SPV clients typically connect to full node peers and set filters on what information they download. How many SPV peers can a single full node support, typically?

Is it reasonable to expect millions of SPV node users connecting to ~6,000 full nodes?


Posted 2015-05-11T14:31:25.240

Reputation: 13 123



Generally speaking, BIP37 bloom filtering SPV has atrocious scaling though it is hard to say exactly how poor it is in the real works.

  • Every peer must sync the entire block chain from the last they had contact with the network, in the worst case this is approximately 50GB. The node must load every single block from disk, filter it to the clients specifications and return the result. The amount will grow until the end of Bitcoin or time, whichever comes first. Without some protocol changes pruning is incompatible with BIP37 SPV as it expects all blocks to be available at all hosts.

  • For every wallet which is synchronized, each incoming block and transaction must be individually filtered. This involves a non negligible amount of CPU time, and must be done for each peer in turn for every inventory item.

    • It is unclear exactly how much CPU power an average node has, but at least some portion of nodes are running on bottom of the barrel hardware like a Raspberry Pi which is very unlikely to be able to happily serve more than a couple of peers at a time.
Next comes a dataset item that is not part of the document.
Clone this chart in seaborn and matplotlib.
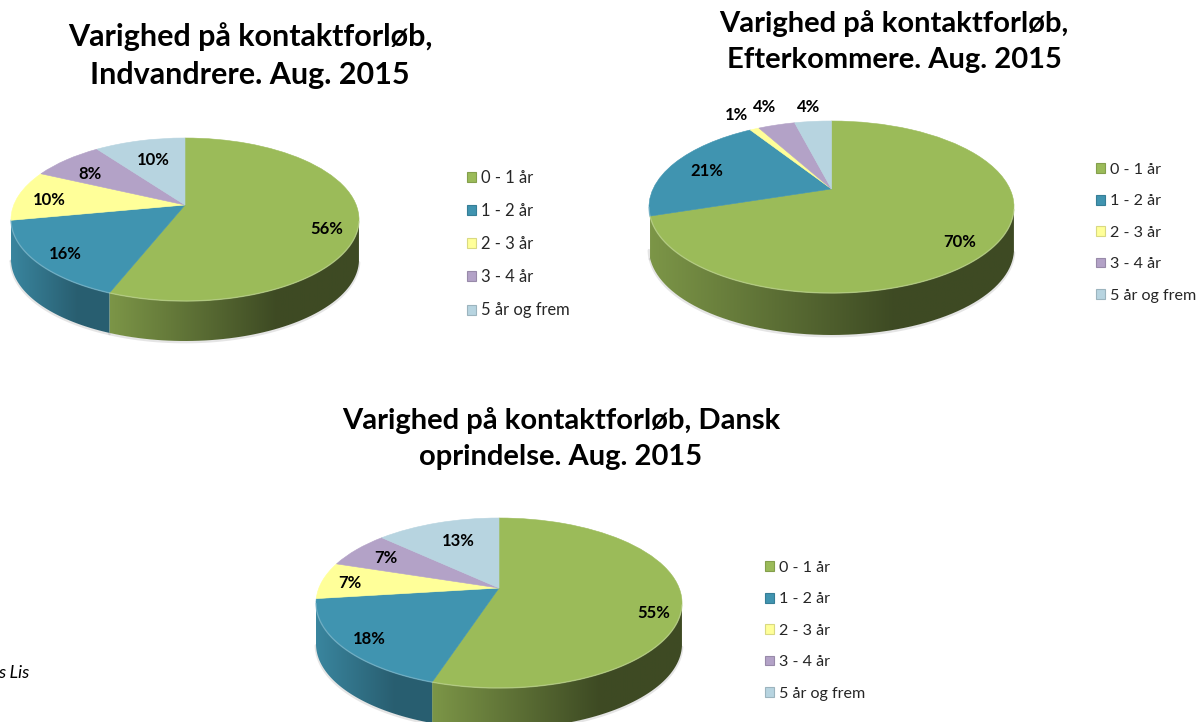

      Similarly a large portion of listening nodes are hosted on budget VPS providers which offer a single shared core and extremely poor performance. OVH has 300, Hetzner has 300 Digital Ocean has 124, CloudAtCost is truly at the bottom of the pile with 6.

  • BIP37 is vulnerable to trivial denial of service attacks, demonstration code is available that is able to cripple nodes by fast inventory requests through filters causing continuous disk seek and high CPU usage. It is tempting to say that clients could use proof of work (but this is impossible on a battery powered device like a phone) or micropayments (impossible if a node doesn't know it has received money yet) but neither really offers a clear solution.

  • There's also likely a lot less than 6000 listening nodes, some are pruned which is fairly useless for a SPV client to sync with, many are listening on both IPv4 and IPV6 and are duplicated in that number as a result. The real number of actual nodes is probably more along the lines of 5000, and the number of them not on dialup speed uplinks is substantially lower.

Is it reasonable to expect millions of SPV node users connecting to ~6,000 full nodes?

Absolutely not, even just for the reason that the code defaults to a maximum of 117 incoming connections which would be around half a million total available sockets in the network (the majority of which are already consumed today).


Posted 2015-05-11T14:31:25.240

Reputation: 12 846